Using the Stacks documentation as a playground, we’ve now got themes in both light and dark modes that look like Stack Overflow and add or maintain contrast levels. We did our best to accomplish a contrast level of AAA, with a few variables dipping into AA. You can see the exact measurements commented in our colors constants file.
Here are a few screencaps of the new theme taken from my local development environment (click on the images to expand them). You can preview more languages (with an easy dark/light mode toggle) over at the Stacks docs.
Before
After
FAQ
Q: When is the rollout happening?
A: We're planning to roll this out to meta.stackexchange and meta.stackoverflow on Thursday, September 10th. Rollout to the rest of the network is scheduled for September 24th, after the initial testing period. This is a soft rollout date, dependent on any bugs/feedback we get from the community during the testing period.
Q: What if I find a bug?
A: Report bugs in an answer (one per answer) to this question. We'll keep this open for a couple/few weeks (until Friday, October 2nd) to address any immediate issues and then we'll update this post and ask you to post bugs as new questions after that time.
Footnotes
1 I checked, plural of syntax is syntaxes. Take that spell-checker!
2 Client-side benchmarks being what they are, we measured anywhere from ~49%-60% increase in the rate of ops/second depending on the machine and browser. Outliers being Safari 13.1 which had a ~29% decrease (favoring prettify) and Edge “legacy” scoring a ~279% increase over prettify!

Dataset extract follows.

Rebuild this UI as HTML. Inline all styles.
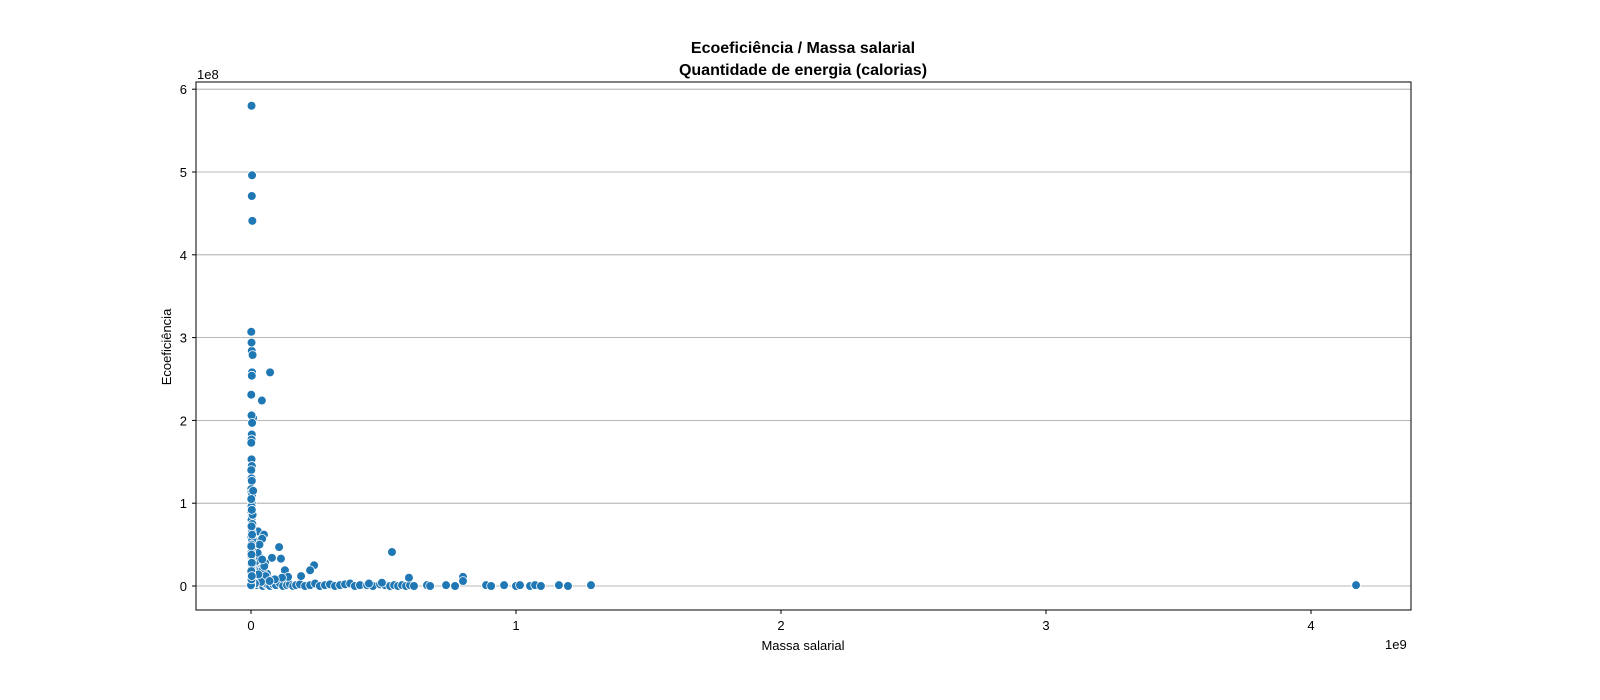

3 Size comparisons were done comparing the prettify-full.en.js
file taken from production vs the new highlight.pack.js
bundle. Both were minified and served via a webpack-dev-server instance with the compress flag set (enabling gzip support). They were then included onto a regular html page with script
tags and measured using the built-in browser dev tools. At the time of measurement, prettify landed at 23.3kB
over the wire (meaning that the file was minified + gzipped) vs highlight.js at 40.7kB
. This is a 17.4kB
increase or about a ~74% increase in file size.